* begin *

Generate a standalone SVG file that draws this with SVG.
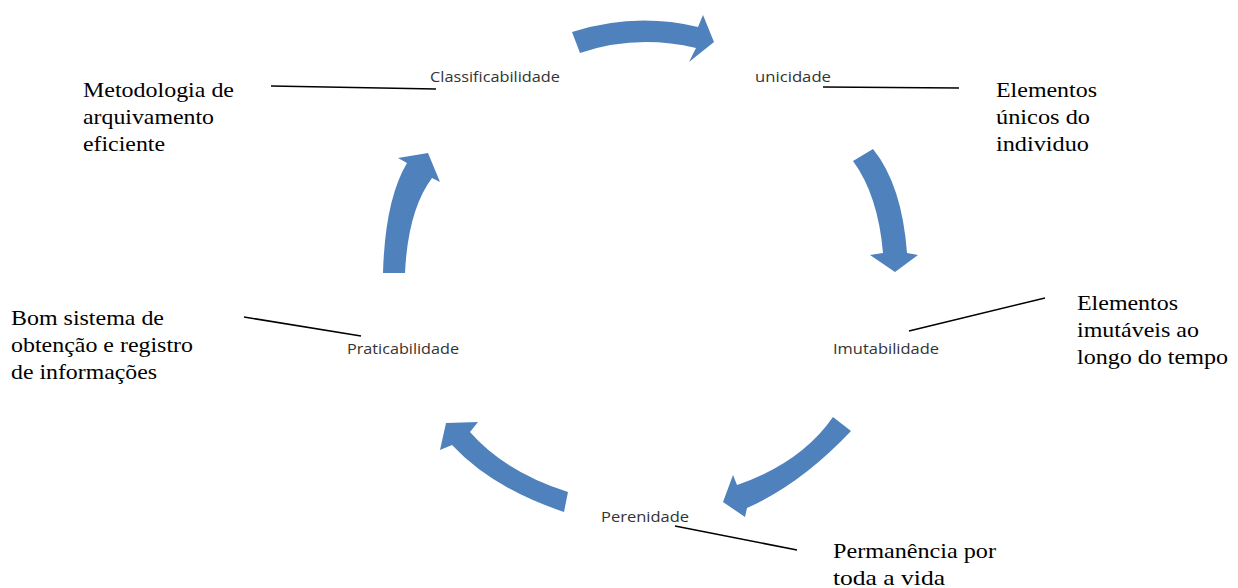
<svg xmlns="http://www.w3.org/2000/svg" width="1238" height="588" viewBox="0 0 1238 588">
<style>
.arrow{fill:#4f81bd;stroke:none}
.lbl{font-family:"Open Sans","DejaVu Sans",sans-serif;font-size:14.5px;fill:#333}
.note{font-family:"Liberation Serif","Times New Roman",serif;font-size:22px;fill:#000}
.conn{stroke:#000;stroke-width:1.5;fill:none}
</style>
<rect width="1238" height="588" fill="#fff"/>
<g id="cycle-arrows">
<path class="arrow" d="M572,32 Q635,12 698,27 L703,15 L714,42 L689,62 L696,48 Q636,34 580,53 Z"/>
<path class="arrow" d="M873,149 Q902,185 907,253 L918,255 L895,272 L870,255 L883,253 Q878,195 853,161 Z"/>
<path class="arrow" d="M851,431 Q801,484 747,508 L745,517 L723,502 L733,475 L737,485 Q801,463 833,417 Z"/>
<path class="arrow" d="M564,512 Q492,488 452,445 L440,450 L446,423 L478,422 L470,432 Q505,472 568,492 Z"/>
<path class="arrow" d="M383,273 Q385,200 407,163 L398,158 L428,153 L440,182 L432,178 Q408,210 405,273 Z"/>
</g>
<g id="connectors">
<line class="conn" x1="271" y1="86" x2="436" y2="89"/>
<line class="conn" x1="823" y1="87" x2="959" y2="88"/>
<line class="conn" x1="909" y1="331" x2="1045" y2="298"/>
<line class="conn" x1="244" y1="317" x2="361" y2="336"/>
<line class="conn" x1="675" y1="526" x2="797" y2="550"/>
</g>
<g id="node-classificabilidade">
<text class="lbl" x="430" y="82" textLength="130" lengthAdjust="spacingAndGlyphs">Classificabilidade</text>
</g>
<g id="node-unicidade">
<text class="lbl" x="755" y="82" textLength="76" lengthAdjust="spacingAndGlyphs">unicidade</text>
</g>
<g id="node-imutabilidade">
<text class="lbl" x="833" y="354" textLength="106" lengthAdjust="spacingAndGlyphs">Imutabilidade</text>
</g>
<g id="node-perenidade">
<text class="lbl" x="601" y="522" textLength="88" lengthAdjust="spacingAndGlyphs">Perenidade</text>
</g>
<g id="node-praticabilidade">
<text class="lbl" x="347" y="354" textLength="112" lengthAdjust="spacingAndGlyphs">Praticabilidade</text>
</g>
<g id="note-classificabilidade">
<text class="note"><tspan x="83" y="97" textLength="151" lengthAdjust="spacingAndGlyphs">Metodologia de</tspan><tspan x="83" y="124" textLength="131" lengthAdjust="spacingAndGlyphs">arquivamento</tspan><tspan x="83" y="151" textLength="82" lengthAdjust="spacingAndGlyphs">eficiente</tspan></text>
</g>
<g id="note-unicidade">
<text class="note"><tspan x="996" y="97" textLength="101" lengthAdjust="spacingAndGlyphs">Elementos</tspan><tspan x="996" y="124" textLength="94" lengthAdjust="spacingAndGlyphs">únicos do</tspan><tspan x="996" y="151" textLength="93" lengthAdjust="spacingAndGlyphs">individuo</tspan></text>
</g>
<g id="note-imutabilidade">
<text class="note"><tspan x="1077" y="310" textLength="101" lengthAdjust="spacingAndGlyphs">Elementos</tspan><tspan x="1077" y="337" textLength="122" lengthAdjust="spacingAndGlyphs">imutáveis ao</tspan><tspan x="1077" y="364" textLength="151" lengthAdjust="spacingAndGlyphs">longo do tempo</tspan></text>
</g>
<g id="note-praticabilidade">
<text class="note"><tspan x="11" y="325" textLength="153" lengthAdjust="spacingAndGlyphs">Bom sistema de</tspan><tspan x="11" y="352" textLength="182" lengthAdjust="spacingAndGlyphs">obtenção e registro</tspan><tspan x="11" y="379" textLength="146" lengthAdjust="spacingAndGlyphs">de informações</tspan></text>
</g>
<g id="note-perenidade">
<text class="note"><tspan x="833" y="558" textLength="163" lengthAdjust="spacingAndGlyphs">Permanência por</tspan><tspan x="833" y="585" textLength="112" lengthAdjust="spacingAndGlyphs">toda a vida</tspan></text>
</g>
</svg>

* end *

- [Short problem]:
Restate the data above exactly, stripping out each image.

- [Written response]:
Generate a standalone SVG file that draws this with SVG.
<svg xmlns="http://www.w3.org/2000/svg" width="1238" height="588" viewBox="0 0 1238 588">
<style>
.arrow{fill:#4f81bd;stroke:none}
.lbl{font-family:"Open Sans","DejaVu Sans",sans-serif;font-size:14.5px;fill:#333}
.note{font-family:"Liberation Serif","Times New Roman",serif;font-size:22px;fill:#000}
.conn{stroke:#000;stroke-width:1.5;fill:none}
</style>
<rect width="1238" height="588" fill="#fff"/>
<g id="cycle-arrows">
<path class="arrow" d="M572,32 Q635,12 698,27 L703,15 L714,42 L689,62 L696,48 Q636,34 580,53 Z"/>
<path class="arrow" d="M873,149 Q902,185 907,253 L918,255 L895,272 L870,255 L883,253 Q878,195 853,161 Z"/>
<path class="arrow" d="M851,431 Q801,484 747,508 L745,517 L723,502 L733,475 L737,485 Q801,463 833,417 Z"/>
<path class="arrow" d="M564,512 Q492,488 452,445 L440,450 L446,423 L478,422 L470,432 Q505,472 568,492 Z"/>
<path class="arrow" d="M383,273 Q385,200 407,163 L398,158 L428,153 L440,182 L432,178 Q408,210 405,273 Z"/>
</g>
<g id="connectors">
<line class="conn" x1="271" y1="86" x2="436" y2="89"/>
<line class="conn" x1="823" y1="87" x2="959" y2="88"/>
<line class="conn" x1="909" y1="331" x2="1045" y2="298"/>
<line class="conn" x1="244" y1="317" x2="361" y2="336"/>
<line class="conn" x1="675" y1="526" x2="797" y2="550"/>
</g>
<g id="node-classificabilidade">
<text class="lbl" x="430" y="82" textLength="130" lengthAdjust="spacingAndGlyphs">Classificabilidade</text>
</g>
<g id="node-unicidade">
<text class="lbl" x="755" y="82" textLength="76" lengthAdjust="spacingAndGlyphs">unicidade</text>
</g>
<g id="node-imutabilidade">
<text class="lbl" x="833" y="354" textLength="106" lengthAdjust="spacingAndGlyphs">Imutabilidade</text>
</g>
<g id="node-perenidade">
<text class="lbl" x="601" y="522" textLength="88" lengthAdjust="spacingAndGlyphs">Perenidade</text>
</g>
<g id="node-praticabilidade">
<text class="lbl" x="347" y="354" textLength="112" lengthAdjust="spacingAndGlyphs">Praticabilidade</text>
</g>
<g id="note-classificabilidade">
<text class="note"><tspan x="83" y="97" textLength="151" lengthAdjust="spacingAndGlyphs">Metodologia de</tspan><tspan x="83" y="124" textLength="131" lengthAdjust="spacingAndGlyphs">arquivamento</tspan><tspan x="83" y="151" textLength="82" lengthAdjust="spacingAndGlyphs">eficiente</tspan></text>
</g>
<g id="note-unicidade">
<text class="note"><tspan x="996" y="97" textLength="101" lengthAdjust="spacingAndGlyphs">Elementos</tspan><tspan x="996" y="124" textLength="94" lengthAdjust="spacingAndGlyphs">únicos do</tspan><tspan x="996" y="151" textLength="93" lengthAdjust="spacingAndGlyphs">individuo</tspan></text>
</g>
<g id="note-imutabilidade">
<text class="note"><tspan x="1077" y="310" textLength="101" lengthAdjust="spacingAndGlyphs">Elementos</tspan><tspan x="1077" y="337" textLength="122" lengthAdjust="spacingAndGlyphs">imutáveis ao</tspan><tspan x="1077" y="364" textLength="151" lengthAdjust="spacingAndGlyphs">longo do tempo</tspan></text>
</g>
<g id="note-praticabilidade">
<text class="note"><tspan x="11" y="325" textLength="153" lengthAdjust="spacingAndGlyphs">Bom sistema de</tspan><tspan x="11" y="352" textLength="182" lengthAdjust="spacingAndGlyphs">obtenção e registro</tspan><tspan x="11" y="379" textLength="146" lengthAdjust="spacingAndGlyphs">de informações</tspan></text>
</g>
<g id="note-perenidade">
<text class="note"><tspan x="833" y="558" textLength="163" lengthAdjust="spacingAndGlyphs">Permanência por</tspan><tspan x="833" y="585" textLength="112" lengthAdjust="spacingAndGlyphs">toda a vida</tspan></text>
</g>
</svg>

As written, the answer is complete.